• [SHORT PROBLEM]: Do not copy the pictures; transcribe all other material exactly.

• [RAW DATA]:
○ ○ ○ ○
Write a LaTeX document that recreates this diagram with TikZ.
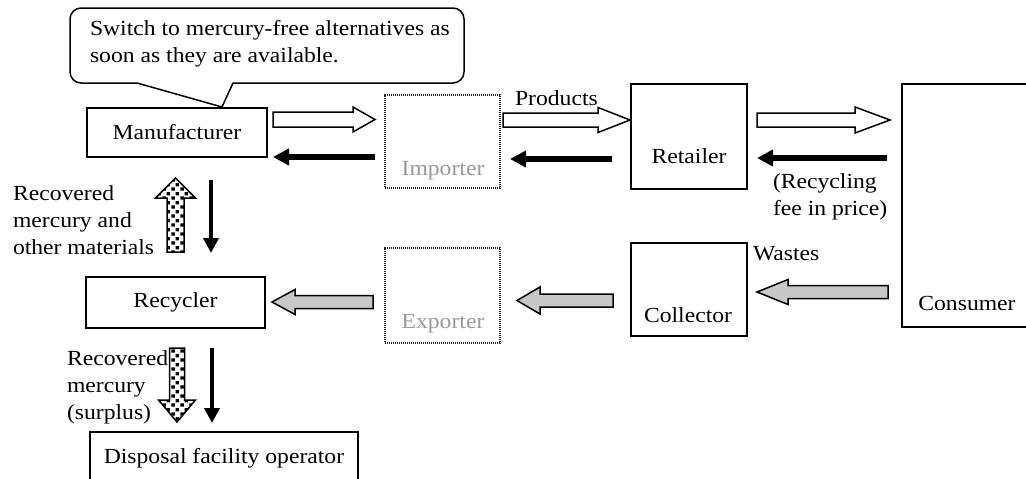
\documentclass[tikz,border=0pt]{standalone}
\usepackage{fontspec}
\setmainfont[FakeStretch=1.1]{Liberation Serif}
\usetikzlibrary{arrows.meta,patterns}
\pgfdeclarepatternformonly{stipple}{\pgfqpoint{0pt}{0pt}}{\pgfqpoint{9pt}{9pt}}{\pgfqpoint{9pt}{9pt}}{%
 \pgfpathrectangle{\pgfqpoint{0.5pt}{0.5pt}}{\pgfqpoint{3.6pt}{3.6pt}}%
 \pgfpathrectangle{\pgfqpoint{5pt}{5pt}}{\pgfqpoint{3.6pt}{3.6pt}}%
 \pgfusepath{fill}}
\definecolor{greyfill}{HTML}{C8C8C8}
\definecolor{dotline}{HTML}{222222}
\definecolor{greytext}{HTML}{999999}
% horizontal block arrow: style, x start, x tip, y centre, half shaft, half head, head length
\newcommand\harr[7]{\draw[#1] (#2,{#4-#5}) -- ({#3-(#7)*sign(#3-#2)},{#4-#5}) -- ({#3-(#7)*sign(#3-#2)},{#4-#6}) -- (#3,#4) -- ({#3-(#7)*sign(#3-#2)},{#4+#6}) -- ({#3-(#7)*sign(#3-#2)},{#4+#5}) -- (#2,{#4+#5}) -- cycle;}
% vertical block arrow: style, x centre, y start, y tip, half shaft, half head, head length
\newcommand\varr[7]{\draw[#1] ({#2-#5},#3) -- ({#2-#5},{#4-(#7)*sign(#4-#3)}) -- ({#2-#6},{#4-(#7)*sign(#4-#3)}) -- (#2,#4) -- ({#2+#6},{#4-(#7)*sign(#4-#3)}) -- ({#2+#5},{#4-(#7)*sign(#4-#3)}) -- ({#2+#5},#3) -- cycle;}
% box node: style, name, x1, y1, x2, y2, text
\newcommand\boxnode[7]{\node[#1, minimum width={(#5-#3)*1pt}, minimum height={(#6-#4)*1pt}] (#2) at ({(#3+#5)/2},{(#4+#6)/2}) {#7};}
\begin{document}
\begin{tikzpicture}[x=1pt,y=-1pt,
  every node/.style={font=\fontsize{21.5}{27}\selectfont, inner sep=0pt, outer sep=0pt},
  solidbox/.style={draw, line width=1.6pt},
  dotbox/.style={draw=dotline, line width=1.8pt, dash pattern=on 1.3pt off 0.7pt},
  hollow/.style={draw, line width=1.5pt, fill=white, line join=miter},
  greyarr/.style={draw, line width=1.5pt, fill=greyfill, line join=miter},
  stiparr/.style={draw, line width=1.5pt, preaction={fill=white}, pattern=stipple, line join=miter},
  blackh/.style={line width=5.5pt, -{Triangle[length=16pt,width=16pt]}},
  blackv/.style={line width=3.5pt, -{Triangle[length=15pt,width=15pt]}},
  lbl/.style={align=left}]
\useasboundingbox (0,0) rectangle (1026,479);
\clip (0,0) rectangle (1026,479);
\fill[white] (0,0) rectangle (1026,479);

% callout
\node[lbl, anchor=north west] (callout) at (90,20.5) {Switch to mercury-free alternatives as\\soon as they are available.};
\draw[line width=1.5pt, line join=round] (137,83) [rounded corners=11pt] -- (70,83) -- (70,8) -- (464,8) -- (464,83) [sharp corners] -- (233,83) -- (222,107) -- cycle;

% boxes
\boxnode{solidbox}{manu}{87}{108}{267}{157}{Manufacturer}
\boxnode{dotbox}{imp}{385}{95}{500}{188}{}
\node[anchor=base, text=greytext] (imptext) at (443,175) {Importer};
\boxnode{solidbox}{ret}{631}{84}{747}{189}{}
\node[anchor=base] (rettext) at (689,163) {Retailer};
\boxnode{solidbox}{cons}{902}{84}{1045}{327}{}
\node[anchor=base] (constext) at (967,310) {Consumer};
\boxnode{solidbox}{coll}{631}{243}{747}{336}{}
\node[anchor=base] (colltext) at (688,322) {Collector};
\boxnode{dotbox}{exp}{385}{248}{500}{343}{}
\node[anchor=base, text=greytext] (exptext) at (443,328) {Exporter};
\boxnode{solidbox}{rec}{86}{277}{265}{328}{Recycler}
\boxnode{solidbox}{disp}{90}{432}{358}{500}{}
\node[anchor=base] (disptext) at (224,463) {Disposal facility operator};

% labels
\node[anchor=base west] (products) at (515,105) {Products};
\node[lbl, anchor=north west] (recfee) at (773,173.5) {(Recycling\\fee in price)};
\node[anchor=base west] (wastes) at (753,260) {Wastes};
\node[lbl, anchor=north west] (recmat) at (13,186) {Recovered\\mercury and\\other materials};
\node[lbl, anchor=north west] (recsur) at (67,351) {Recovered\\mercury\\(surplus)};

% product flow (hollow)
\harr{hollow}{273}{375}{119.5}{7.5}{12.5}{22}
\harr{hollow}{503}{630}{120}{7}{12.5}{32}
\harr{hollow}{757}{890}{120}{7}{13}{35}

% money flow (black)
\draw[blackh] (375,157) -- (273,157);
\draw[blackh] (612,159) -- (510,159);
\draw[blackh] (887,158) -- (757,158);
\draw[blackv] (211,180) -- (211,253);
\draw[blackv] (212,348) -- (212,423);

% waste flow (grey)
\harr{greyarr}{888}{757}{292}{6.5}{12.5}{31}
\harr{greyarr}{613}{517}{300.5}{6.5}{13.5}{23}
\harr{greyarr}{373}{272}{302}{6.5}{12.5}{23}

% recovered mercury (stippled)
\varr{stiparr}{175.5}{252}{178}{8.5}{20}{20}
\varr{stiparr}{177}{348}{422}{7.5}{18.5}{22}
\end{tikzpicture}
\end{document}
○ ○ ○ ○
• [WRITTEN RESPONSE]:
Write a LaTeX document that recreates this diagram with TikZ.
\documentclass[tikz,border=0pt]{standalone}
\usepackage{fontspec}
\setmainfont[FakeStretch=1.1]{Liberation Serif}
\usetikzlibrary{arrows.meta,patterns}
\pgfdeclarepatternformonly{stipple}{\pgfqpoint{0pt}{0pt}}{\pgfqpoint{9pt}{9pt}}{\pgfqpoint{9pt}{9pt}}{%
 \pgfpathrectangle{\pgfqpoint{0.5pt}{0.5pt}}{\pgfqpoint{3.6pt}{3.6pt}}%
 \pgfpathrectangle{\pgfqpoint{5pt}{5pt}}{\pgfqpoint{3.6pt}{3.6pt}}%
 \pgfusepath{fill}}
\definecolor{greyfill}{HTML}{C8C8C8}
\definecolor{dotline}{HTML}{222222}
\definecolor{greytext}{HTML}{999999}
% horizontal block arrow: style, x start, x tip, y centre, half shaft, half head, head length
\newcommand\harr[7]{\draw[#1] (#2,{#4-#5}) -- ({#3-(#7)*sign(#3-#2)},{#4-#5}) -- ({#3-(#7)*sign(#3-#2)},{#4-#6}) -- (#3,#4) -- ({#3-(#7)*sign(#3-#2)},{#4+#6}) -- ({#3-(#7)*sign(#3-#2)},{#4+#5}) -- (#2,{#4+#5}) -- cycle;}
% vertical block arrow: style, x centre, y start, y tip, half shaft, half head, head length
\newcommand\varr[7]{\draw[#1] ({#2-#5},#3) -- ({#2-#5},{#4-(#7)*sign(#4-#3)}) -- ({#2-#6},{#4-(#7)*sign(#4-#3)}) -- (#2,#4) -- ({#2+#6},{#4-(#7)*sign(#4-#3)}) -- ({#2+#5},{#4-(#7)*sign(#4-#3)}) -- ({#2+#5},#3) -- cycle;}
% box node: style, name, x1, y1, x2, y2, text
\newcommand\boxnode[7]{\node[#1, minimum width={(#5-#3)*1pt}, minimum height={(#6-#4)*1pt}] (#2) at ({(#3+#5)/2},{(#4+#6)/2}) {#7};}
\begin{document}
\begin{tikzpicture}[x=1pt,y=-1pt,
  every node/.style={font=\fontsize{21.5}{27}\selectfont, inner sep=0pt, outer sep=0pt},
  solidbox/.style={draw, line width=1.6pt},
  dotbox/.style={draw=dotline, line width=1.8pt, dash pattern=on 1.3pt off 0.7pt},
  hollow/.style={draw, line width=1.5pt, fill=white, line join=miter},
  greyarr/.style={draw, line width=1.5pt, fill=greyfill, line join=miter},
  stiparr/.style={draw, line width=1.5pt, preaction={fill=white}, pattern=stipple, line join=miter},
  blackh/.style={line width=5.5pt, -{Triangle[length=16pt,width=16pt]}},
  blackv/.style={line width=3.5pt, -{Triangle[length=15pt,width=15pt]}},
  lbl/.style={align=left}]
\useasboundingbox (0,0) rectangle (1026,479);
\clip (0,0) rectangle (1026,479);
\fill[white] (0,0) rectangle (1026,479);

% callout
\node[lbl, anchor=north west] (callout) at (90,20.5) {Switch to mercury-free alternatives as\\soon as they are available.};
\draw[line width=1.5pt, line join=round] (137,83) [rounded corners=11pt] -- (70,83) -- (70,8) -- (464,8) -- (464,83) [sharp corners] -- (233,83) -- (222,107) -- cycle;

% boxes
\boxnode{solidbox}{manu}{87}{108}{267}{157}{Manufacturer}
\boxnode{dotbox}{imp}{385}{95}{500}{188}{}
\node[anchor=base, text=greytext] (imptext) at (443,175) {Importer};
\boxnode{solidbox}{ret}{631}{84}{747}{189}{}
\node[anchor=base] (rettext) at (689,163) {Retailer};
\boxnode{solidbox}{cons}{902}{84}{1045}{327}{}
\node[anchor=base] (constext) at (967,310) {Consumer};
\boxnode{solidbox}{coll}{631}{243}{747}{336}{}
\node[anchor=base] (colltext) at (688,322) {Collector};
\boxnode{dotbox}{exp}{385}{248}{500}{343}{}
\node[anchor=base, text=greytext] (exptext) at (443,328) {Exporter};
\boxnode{solidbox}{rec}{86}{277}{265}{328}{Recycler}
\boxnode{solidbox}{disp}{90}{432}{358}{500}{}
\node[anchor=base] (disptext) at (224,463) {Disposal facility operator};

% labels
\node[anchor=base west] (products) at (515,105) {Products};
\node[lbl, anchor=north west] (recfee) at (773,173.5) {(Recycling\\fee in price)};
\node[anchor=base west] (wastes) at (753,260) {Wastes};
\node[lbl, anchor=north west] (recmat) at (13,186) {Recovered\\mercury and\\other materials};
\node[lbl, anchor=north west] (recsur) at (67,351) {Recovered\\mercury\\(surplus)};

% product flow (hollow)
\harr{hollow}{273}{375}{119.5}{7.5}{12.5}{22}
\harr{hollow}{503}{630}{120}{7}{12.5}{32}
\harr{hollow}{757}{890}{120}{7}{13}{35}

% money flow (black)
\draw[blackh] (375,157) -- (273,157);
\draw[blackh] (612,159) -- (510,159);
\draw[blackh] (887,158) -- (757,158);
\draw[blackv] (211,180) -- (211,253);
\draw[blackv] (212,348) -- (212,423);

% waste flow (grey)
\harr{greyarr}{888}{757}{292}{6.5}{12.5}{31}
\harr{greyarr}{613}{517}{300.5}{6.5}{13.5}{23}
\harr{greyarr}{373}{272}{302}{6.5}{12.5}{23}

% recovered mercury (stippled)
\varr{stiparr}{175.5}{252}{178}{8.5}{20}{20}
\varr{stiparr}{177}{348}{422}{7.5}{18.5}{22}
\end{tikzpicture}
\end{document}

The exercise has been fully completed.